Those who work in the immigrant serving sector may be aware that the economy is shifting. This shift includes roles becoming more automated, changes in skills needed by employers, and employers requiring more creativity and soft skills in the workplace. It’s imperative for those who work with internationally educated professionals that they understand the relevant trends, employment trajectories, and implications of technology in order to better prepare clients for the future.
The future of work has garnered the attention of economists, researchers, and employment strategists. What does this all mean to those who are helping internationally educated professionals navigate the complexities of the labour force? According to a literature review on the future of work by the International Labour Office, careers that were once stable are being disrupted and essential skills previously sought after by employers are changing, creating a skills gap in the labour force.
Here are a few major themes coming forth on how the nature of work is changing and how front-line practitioners can help internationally educated professionals be proactive in their careers.
Advancements in Technology Are Changing How We Work
With the advancement of technology there is shifting relationship between humans and machines. Tasks considered redundant are being automated. According to the World Economic Forum (WEF), 42 percent of tasks will be performed by machines by 2022 . WEF also points to the development of new and emerging roles, for example roles in data analysis, software and applications development, artificial intelligence (AI) and machine specialists, and robotics engineers.

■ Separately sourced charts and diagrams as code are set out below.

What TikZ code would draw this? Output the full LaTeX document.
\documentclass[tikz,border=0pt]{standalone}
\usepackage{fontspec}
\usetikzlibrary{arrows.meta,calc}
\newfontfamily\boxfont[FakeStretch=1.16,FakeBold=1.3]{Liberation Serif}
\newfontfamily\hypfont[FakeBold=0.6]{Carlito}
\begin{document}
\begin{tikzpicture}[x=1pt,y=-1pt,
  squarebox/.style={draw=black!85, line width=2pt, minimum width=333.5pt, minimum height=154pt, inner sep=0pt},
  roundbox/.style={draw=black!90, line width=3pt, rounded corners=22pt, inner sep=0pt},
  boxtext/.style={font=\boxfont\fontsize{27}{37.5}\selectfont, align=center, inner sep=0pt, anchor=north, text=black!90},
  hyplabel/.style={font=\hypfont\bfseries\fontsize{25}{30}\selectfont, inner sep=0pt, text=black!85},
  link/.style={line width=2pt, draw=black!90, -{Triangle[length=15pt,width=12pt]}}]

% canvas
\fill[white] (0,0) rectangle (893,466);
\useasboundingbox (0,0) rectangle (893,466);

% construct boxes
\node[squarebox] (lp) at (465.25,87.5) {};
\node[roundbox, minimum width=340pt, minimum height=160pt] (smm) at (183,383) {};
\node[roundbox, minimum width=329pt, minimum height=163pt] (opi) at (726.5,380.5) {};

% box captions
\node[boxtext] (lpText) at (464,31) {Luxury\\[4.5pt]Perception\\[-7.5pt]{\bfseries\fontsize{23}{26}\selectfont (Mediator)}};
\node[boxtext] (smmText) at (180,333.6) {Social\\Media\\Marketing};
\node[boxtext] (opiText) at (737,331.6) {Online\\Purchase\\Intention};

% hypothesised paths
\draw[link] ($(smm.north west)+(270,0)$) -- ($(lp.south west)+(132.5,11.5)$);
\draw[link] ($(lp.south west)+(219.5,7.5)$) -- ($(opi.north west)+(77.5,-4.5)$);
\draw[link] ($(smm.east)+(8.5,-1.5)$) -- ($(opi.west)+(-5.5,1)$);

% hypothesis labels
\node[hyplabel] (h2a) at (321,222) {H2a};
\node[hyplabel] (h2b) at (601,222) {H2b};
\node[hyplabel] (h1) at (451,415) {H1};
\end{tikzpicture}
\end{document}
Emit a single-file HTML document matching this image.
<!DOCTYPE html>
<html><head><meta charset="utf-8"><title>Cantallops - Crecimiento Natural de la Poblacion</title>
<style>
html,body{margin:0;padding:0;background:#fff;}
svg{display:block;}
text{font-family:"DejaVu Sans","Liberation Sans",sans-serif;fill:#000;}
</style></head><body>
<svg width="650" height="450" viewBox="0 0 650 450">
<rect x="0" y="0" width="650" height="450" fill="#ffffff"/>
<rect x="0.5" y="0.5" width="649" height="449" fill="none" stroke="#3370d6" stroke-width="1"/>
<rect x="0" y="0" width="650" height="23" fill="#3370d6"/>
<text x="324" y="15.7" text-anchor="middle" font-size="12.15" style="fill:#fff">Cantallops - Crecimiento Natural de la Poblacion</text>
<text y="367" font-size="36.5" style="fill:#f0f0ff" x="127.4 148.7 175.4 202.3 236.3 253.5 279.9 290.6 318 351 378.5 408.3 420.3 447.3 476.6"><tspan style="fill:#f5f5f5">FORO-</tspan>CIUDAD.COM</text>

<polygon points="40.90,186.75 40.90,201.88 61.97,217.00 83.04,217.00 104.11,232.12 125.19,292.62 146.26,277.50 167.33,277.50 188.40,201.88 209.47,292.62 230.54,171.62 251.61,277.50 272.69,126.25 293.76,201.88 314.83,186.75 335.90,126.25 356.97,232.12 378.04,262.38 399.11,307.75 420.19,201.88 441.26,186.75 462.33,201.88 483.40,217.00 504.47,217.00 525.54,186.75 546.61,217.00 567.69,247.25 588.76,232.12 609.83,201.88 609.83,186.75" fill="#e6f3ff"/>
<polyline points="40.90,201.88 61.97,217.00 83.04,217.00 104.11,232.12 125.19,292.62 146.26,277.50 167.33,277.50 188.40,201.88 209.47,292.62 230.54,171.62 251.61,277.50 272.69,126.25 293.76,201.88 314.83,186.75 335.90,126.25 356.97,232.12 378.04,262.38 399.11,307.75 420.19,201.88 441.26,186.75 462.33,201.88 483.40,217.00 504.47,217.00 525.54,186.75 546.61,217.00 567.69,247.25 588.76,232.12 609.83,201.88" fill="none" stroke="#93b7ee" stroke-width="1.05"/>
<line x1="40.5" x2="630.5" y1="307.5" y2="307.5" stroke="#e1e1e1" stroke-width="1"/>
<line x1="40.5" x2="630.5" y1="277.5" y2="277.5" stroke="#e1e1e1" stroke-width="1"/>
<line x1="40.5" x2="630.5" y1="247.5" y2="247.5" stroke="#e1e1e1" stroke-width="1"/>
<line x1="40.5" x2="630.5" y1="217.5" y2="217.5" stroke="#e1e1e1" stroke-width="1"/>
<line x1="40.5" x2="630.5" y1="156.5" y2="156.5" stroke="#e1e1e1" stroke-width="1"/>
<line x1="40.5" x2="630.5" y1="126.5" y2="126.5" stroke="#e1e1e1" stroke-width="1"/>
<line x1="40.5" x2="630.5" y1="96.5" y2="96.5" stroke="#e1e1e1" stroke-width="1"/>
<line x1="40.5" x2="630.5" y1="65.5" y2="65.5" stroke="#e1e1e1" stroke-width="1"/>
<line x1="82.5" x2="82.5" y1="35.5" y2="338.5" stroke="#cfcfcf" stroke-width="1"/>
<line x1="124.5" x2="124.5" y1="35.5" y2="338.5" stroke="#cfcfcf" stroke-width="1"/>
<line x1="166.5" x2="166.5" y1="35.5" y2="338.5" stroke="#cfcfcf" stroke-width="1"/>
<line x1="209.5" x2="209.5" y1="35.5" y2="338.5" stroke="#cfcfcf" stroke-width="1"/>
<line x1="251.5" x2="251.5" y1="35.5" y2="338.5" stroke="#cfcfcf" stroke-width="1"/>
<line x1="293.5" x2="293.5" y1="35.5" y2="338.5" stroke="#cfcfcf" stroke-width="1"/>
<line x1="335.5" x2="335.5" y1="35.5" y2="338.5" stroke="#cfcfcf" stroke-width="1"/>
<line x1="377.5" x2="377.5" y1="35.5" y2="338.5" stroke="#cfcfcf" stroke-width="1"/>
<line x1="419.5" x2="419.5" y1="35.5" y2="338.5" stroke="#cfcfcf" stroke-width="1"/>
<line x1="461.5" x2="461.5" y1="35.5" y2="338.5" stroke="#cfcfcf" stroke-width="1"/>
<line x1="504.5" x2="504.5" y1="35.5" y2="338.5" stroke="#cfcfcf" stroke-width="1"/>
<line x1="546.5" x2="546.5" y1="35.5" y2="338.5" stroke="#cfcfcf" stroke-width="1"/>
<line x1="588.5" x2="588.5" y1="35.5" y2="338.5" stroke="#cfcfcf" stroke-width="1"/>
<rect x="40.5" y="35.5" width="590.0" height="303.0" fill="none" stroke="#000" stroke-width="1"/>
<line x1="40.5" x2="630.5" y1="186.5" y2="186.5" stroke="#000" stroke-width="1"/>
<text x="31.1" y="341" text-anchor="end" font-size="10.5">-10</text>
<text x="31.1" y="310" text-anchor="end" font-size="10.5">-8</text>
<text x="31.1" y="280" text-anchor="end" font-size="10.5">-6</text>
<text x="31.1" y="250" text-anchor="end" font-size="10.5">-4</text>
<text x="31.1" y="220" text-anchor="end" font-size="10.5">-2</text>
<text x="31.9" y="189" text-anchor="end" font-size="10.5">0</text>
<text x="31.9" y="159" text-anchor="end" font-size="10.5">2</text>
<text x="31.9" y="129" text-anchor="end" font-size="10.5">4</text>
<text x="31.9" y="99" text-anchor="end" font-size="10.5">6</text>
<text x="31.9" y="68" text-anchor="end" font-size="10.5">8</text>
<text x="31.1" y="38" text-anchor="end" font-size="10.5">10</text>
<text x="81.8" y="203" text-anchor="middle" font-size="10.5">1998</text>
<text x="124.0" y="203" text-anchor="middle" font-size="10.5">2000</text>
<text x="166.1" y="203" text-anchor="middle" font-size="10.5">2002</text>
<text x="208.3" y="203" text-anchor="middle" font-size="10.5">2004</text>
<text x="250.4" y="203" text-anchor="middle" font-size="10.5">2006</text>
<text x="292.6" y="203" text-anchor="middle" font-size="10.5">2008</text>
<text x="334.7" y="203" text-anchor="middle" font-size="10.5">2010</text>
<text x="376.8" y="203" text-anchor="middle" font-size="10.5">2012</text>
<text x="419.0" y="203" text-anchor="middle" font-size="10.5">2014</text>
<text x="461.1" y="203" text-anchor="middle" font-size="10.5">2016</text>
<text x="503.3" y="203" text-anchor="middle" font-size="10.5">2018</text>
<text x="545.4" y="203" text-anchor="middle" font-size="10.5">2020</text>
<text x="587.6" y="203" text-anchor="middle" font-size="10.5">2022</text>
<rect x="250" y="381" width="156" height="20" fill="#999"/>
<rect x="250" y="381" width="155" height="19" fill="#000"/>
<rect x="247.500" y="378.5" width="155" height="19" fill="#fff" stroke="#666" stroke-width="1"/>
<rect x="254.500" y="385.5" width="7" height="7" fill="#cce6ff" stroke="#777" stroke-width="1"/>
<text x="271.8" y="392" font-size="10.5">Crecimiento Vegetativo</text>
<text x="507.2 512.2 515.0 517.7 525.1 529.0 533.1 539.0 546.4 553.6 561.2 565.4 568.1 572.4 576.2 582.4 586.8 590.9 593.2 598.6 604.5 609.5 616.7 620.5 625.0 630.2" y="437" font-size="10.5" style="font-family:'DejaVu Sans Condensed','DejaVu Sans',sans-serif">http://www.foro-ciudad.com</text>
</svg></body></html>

The ability to interpret data gives individuals a competitive edge; numeracy skills paired with decision making is essential; employers require flexibility and the ability to adapt to change. Digital literacy (the ability to understand and work with technology) will be essential to all roles.
When coaching internationally educated clients, consider technological advancements and the disruption it may be causing in the field. Skilled immigrants will need to consider the possibility that a role that was once in demand may be phased out with the advancement of technology.
Those who work with employers can initiate a discussion about the technological advancements they foresee and the skills they will need to operate in the future. This will help those playing a liaising role between candidates and employers more clearly understand the implications within various fields and how they can better prepare client for this shift.
Human Skills and Emotional Intelligence are Valuable Assets to Employers
As mentioned, advancements in technology are changing the nature of work. According to a 2016 study from the Brookfield Institute, as technology and AI rise, there is greater need for more “human” or “soft skills” since “technology simultaneously increases productivity in non-routine, cognitive and interactive tasks”. In-demand human skills include: communication, collaboration and critical thinking, judgment and decision making, and the ability to manage people and resources.
When working with internationally educated professionals, initiate conversations about how they have used their “human skills” to facilitate results. Ensure they are marketing these skills effectively; help them to articulate this to employers. Within programming, incorporate strategies that build on their human skills; create case scenarios, role play activities, and work with communication experts to help strengthen interpersonal skills.
Life-long Learning is Essential to Adapt to a Skills-based Economy
We are now increasingly in a skills-based economy where the focus is on individual’s skill-sets and their ability to do the job, rather than formal credential and qualifications. Organizations are adapting to vast technological changes and need a skilled workforce to drive these changes. According to a report on the future of work and learning by Desire2Learn (D2L), employers are experiencing a mismatch between the skills they need and the candidates they see. Skills that were once in-demand are becoming out-dated. A skills-based economy requires a commitment to life-long learning to meet the needs of employers.
Newcomers to Canada and the U.S. often arrive with years of qualifications and experience. With a skills-based economy this may not be enough. Labour market research and continuous discussions with employers will be required to identify the skills they need in their fields. To promote the development of essential skills, have conversations with internationally educated professionals about conducting research in their field and understanding the skill-sets required.
Encourage internationally educated professionals to complement their education by exploring both short- and long-term solutions. In the short-term, they may consider courses focused on specific skills on platforms like Udemy, Skillshare, LinkedIn, and Coursera that all offer practical, skills-focused courses. Long-term, they may research programs with a more holistic approach to the field that will help them to build multiple skill-sets and strategy. Present these options to your clients; being prepared for a skills based economy will increase their ability to obtain employment and thrive in the field.
What Does This Mean for Practitioners Working with Skilled Immigrants?
Remain informed about changes in work and employment; read articles, attend webinars and conferences that discuss the implications. Encourage clients to develop human skills through work integrated learning (WIL) initiatives: opportunities that have practical employment implications. This may include internships, co-ops, field placements, secondments, and professional development if already employed in a role. If clients are considering multiple employment offers encourage them to inquire about professional development opportunities. This can be an indicator that an employer is committed to the learning and development of their staff to better prepare them for the changing nature of work. Lastly, continue conversations with employers about their needs and how internationally educated professionals can meet the changing demands in the profession.